Here is an example: XYZ Inc saw a total Series A investment of $5,000,000 for a 10% ownership in the company. The company was later sold for $12,000,000. Series A investment had a 1x liquidation preference term & full participation. In this case the Series A investors first receive $5,000,000 before the remainder $7,000,000 is distributed among the common and preferred stock (as-converted basis). Series A investor receives a total of $5,700,000 and the common stock receives $6,300,000. The $6,300,000 payout despite the 90% ownership and scenarios like these is what surprises company founders at exits. I shall create more scenarios as we progress with explaining liquidation preference and participation preferred.
Capped Participation and No Participation terms are an option to control double dipping by preferred stock holders at exit.
Capped participation terms state that once the investors receive their liquidation preference, they have an option to receive a return up to a capped amount which is a multiple of the original investment and no more(including the liquidation preference), OR the investor foregoes of both the liquidation preference and participation terms and converts to common stock on an as-converted basis for a proportional distribution of money from the liquidity event.

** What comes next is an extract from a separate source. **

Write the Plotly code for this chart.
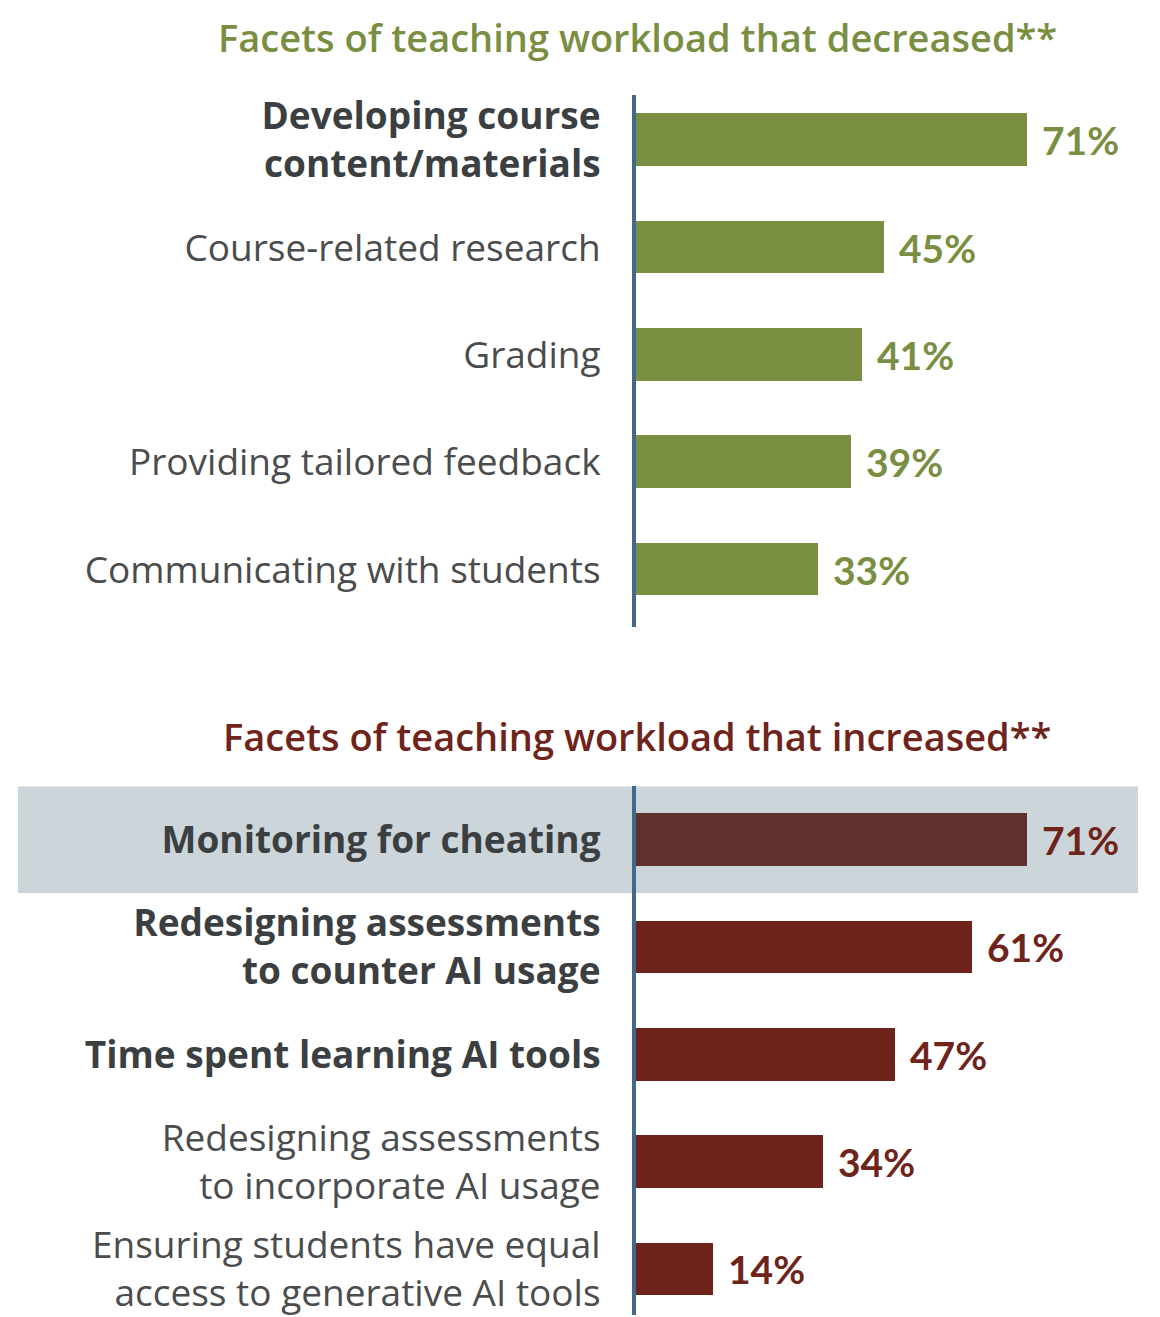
import plotly.graph_objects as go

# the page body has an 8px margin, so the figure is placed at (8, 8)
OFF = 8
W, H = 1160 - OFF, 1317 - OFF

GREEN = "#7A8E42"
RED = "#6E241B"
RED_HL = "#5F302C"
AXIS = "#44688A"
BAND = "#CCD6DA"
DARK = "#3B3F41"
GREY = "#4A4C4D"
FONT = "Open Sans"
NUM_FONT = "Lato"

dec_labels = ["Developing course<br>content/materials", "Course-related research", "Grading",
              "Providing tailored feedback", "Communicating with students"]
dec_bold = [True, False, False, False, False]
dec_values = [71, 45, 41, 39, 33]

inc_labels = ["Monitoring for cheating", "Redesigning assessments<br>to counter AI usage",
              "Time spent learning AI tools", "Redesigning assessments<br>to incorporate AI usage",
              "Ensuring students have equal<br>access to generative AI tools"]
inc_bold = [True, True, True, False, False]
inc_values = [71, 61, 47, 34, 14]


def fmt(label, bold):
    if bold:
        return f"<span style='color:{DARK}'><b>{label}</b></span>"
    return f"<span style='color:{GREY}'>{label}</span>"


def px_x(p):
    return (p - OFF) / W


def px_y(p):
    return 1 - (p - OFF) / H


x_dom = [px_x(636), 1.0]
x_rng = [0, (1160 - 636) / 5.507]

fig = go.Figure()
fig.add_trace(go.Bar(
    x=dec_values, y=list(range(len(dec_values))), orientation="h",
    marker=dict(color=GREEN, line=dict(width=0)), width=0.49,
    xaxis="x", yaxis="y", hoverinfo="skip",
))
fig.add_trace(go.Bar(
    x=inc_values, y=list(range(len(inc_values))), orientation="h",
    marker=dict(color=[RED_HL if i == 0 else RED for i in range(len(inc_values))], line=dict(width=0)),
    width=0.49, xaxis="x2", yaxis="y2", hoverinfo="skip",
))

annotations = []
for i, v in enumerate(dec_values):
    annotations.append(dict(x=v, y=i, xref="x", yref="y", text=f"<b>{v}%</b>", showarrow=False,
                            xanchor="left", xshift=13, font=dict(color=GREEN, size=39, family=NUM_FONT)))
for i, v in enumerate(inc_values):
    annotations.append(dict(x=v, y=i, xref="x2", yref="y2", text=f"<b>{v}%</b>", showarrow=False,
                            xanchor="left", xshift=13, font=dict(color=RED, size=39, family=NUM_FONT)))

annotations.append(dict(x=px_x(637), y=px_y(31), xref="paper", yref="paper", yanchor="middle",
                        text="Facets of teaching workload that decreased**", showarrow=False,
                        font=dict(color=GREEN, size=38, family=FONT, weight=600)))
annotations.append(dict(x=px_x(637), y=px_y(734), xref="paper", yref="paper", yanchor="middle",
                        text="Facets of teaching workload that increased**", showarrow=False,
                        font=dict(color=RED, size=38, family=FONT, weight=600)))

ax_common = dict(showgrid=False, zeroline=False, showticklabels=True, ticks="",
                 tickfont=dict(size=37, family=FONT), ticklabelstandoff=24,
                 ticklabeloverflow="allow",
                 showline=True, linecolor=AXIS, linewidth=4)

fig.update_layout(
    width=W, height=H,
    margin=dict(l=0, r=0, t=0, b=0),
    paper_bgcolor="white", plot_bgcolor="rgba(0,0,0,0)",
    showlegend=False, bargap=0,
    xaxis=dict(domain=x_dom, range=x_rng, visible=False, anchor="y"),
    xaxis2=dict(domain=x_dom, range=x_rng, visible=False, anchor="y2"),
    yaxis=dict(domain=[px_y(625), px_y(90)], range=[4.537, -0.417], anchor="x",
               tickvals=list(range(len(dec_labels))),
               ticktext=[fmt(l, b) for l, b in zip(dec_labels, dec_bold)], **ax_common),
    yaxis2=dict(domain=[0, px_y(785)], range=[4.426, -0.5], anchor="x2",
                tickvals=list(range(len(inc_labels))),
                ticktext=[fmt(l, b) for l, b in zip(inc_labels, inc_bold)], **ax_common),
    shapes=[dict(type="rect", xref="paper", yref="y2", x0=px_x(18), x1=px_x(1138), y0=-0.5, y1=0.495,
                 fillcolor=BAND, line=dict(width=0), layer="below")],
    annotations=annotations,
)

fig.write_html("out.html")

Let’s modify the previous scenario. XYZ Inc received a $5,000,000 Series A investment in return for 10% ownership with liquidation preference and 2X capped participation. XYZ Inc was sold for $12,000,000. The investor would evaluate the outcomes with and without participation preferred. With executing on participation preferred, the investor would receive $10,000,000. Without participation preferred the investor would only receive $1,200,000. In this scenario, the distribution would be $10,000,000 to Series A and $2,000,000 to founders. If XYZ Inc was sold for any value greater than $100,000,000 the investor would have opted to not execute on participation preferred terms and just convert all preferred stock to common during the liquidity event.
No Participation terms indicate that the preferred stock does not participate; meaning, in a liquidity event, the holders of preferred stock have the option of either executing their liquidation preference and no more, OR convert to common stock in an as-converted basis for a proportional distribution of money from the liquidity event.
Let us modify the last scenario: same investment terms, except, Series A is not participation. In case of the exit the Series A investor has to make a choice between a $5,000,000 payout if the liquidation preference is executed, OR $1,200,000 if the Series A is converted to common stock prior to exit. In this scenario, the investor would prefer $5,000,000 while the founders receive $7,000,000. If XYZ Inc was sold for any value greater than $50,000,000 the investor would have opted to not execute on their liquidation preference.
The graphs below shows effect of the value of the liquidity event on the return on investment (ROI) on a Series A investment of $5,000,000 for a 10%, 40% & 80% ownership in XYZ Inc under full participation, capped participation [2x] and no participation scenarios with actual liquidity preference of 1x. As you can see, participation preferred parameters have a greater effect when the relative return on investment is low. For a higher liquidity event, the relative influence of participation preferred is insignificant. Full participation will continue to provide a slightly higher return in comparison to other participation preferred options at higher liquidity event values, but this difference is a fixed dollar amount. Also to note the liquidation and participation preferences playing a key role in protecting investments when the relative investor ownership is low (look at 10% ownership examples.
Moving the cursor over a graph will change the view to focus on the relationship between liquidity events and participation preferences at lower ROIs.









Stacked Preference & Pari Pasu:
Let me revisit: All stocks are not made equal! That applies to preferred stock as well. The terms of future investments in a company vary based on how a company matures and the prevailing market conditions in the VC industry. Down rounds may see the terms of future investments, beyond the stock price and capitalization, in favor of the new investors. This applies to liquidation preferences as well.
A stacked preference gives new investors liquidation preference during a liquidation event; meaning a Series B investor receives liquidation preference, before Series A and then the proceeds may be divided among common stock holders.
Let me illustrate this with an example. XYZ Inc saw a $5,000,000 Series A investment and a $7,000,000 Series B invesmtnet. The company was sold for $10,000,000 and the time of sale the founders owned 50%, Series A owned 30% and Series B owned 20%. If the preference was stacked with no participation, Series B investor would first receive $7,000,000. Series A investor would only receive $3,000,000 of the $5,000,000 payout and the founders will not receive any cash in this scenario.
In case of a pari pasu (also called blended preference), the money is distribute in proportion to the original investment till liquidation preference values of each series is reached. Do note the distribution is based on investment amount and NOT ownership in the company.
For the previous example, Series A accounted for 41.67% of the investment and Series B accounted for 51.83% of the investment. Do note, these amounts are different from the ownership distributions among the investors (Series A owns more than Series B). Based on the blended preference, of the $10,000,000 from the liquidity event, the Series A investor would receive $4,166,667 whereas the Series B investor would receive $5,183,333.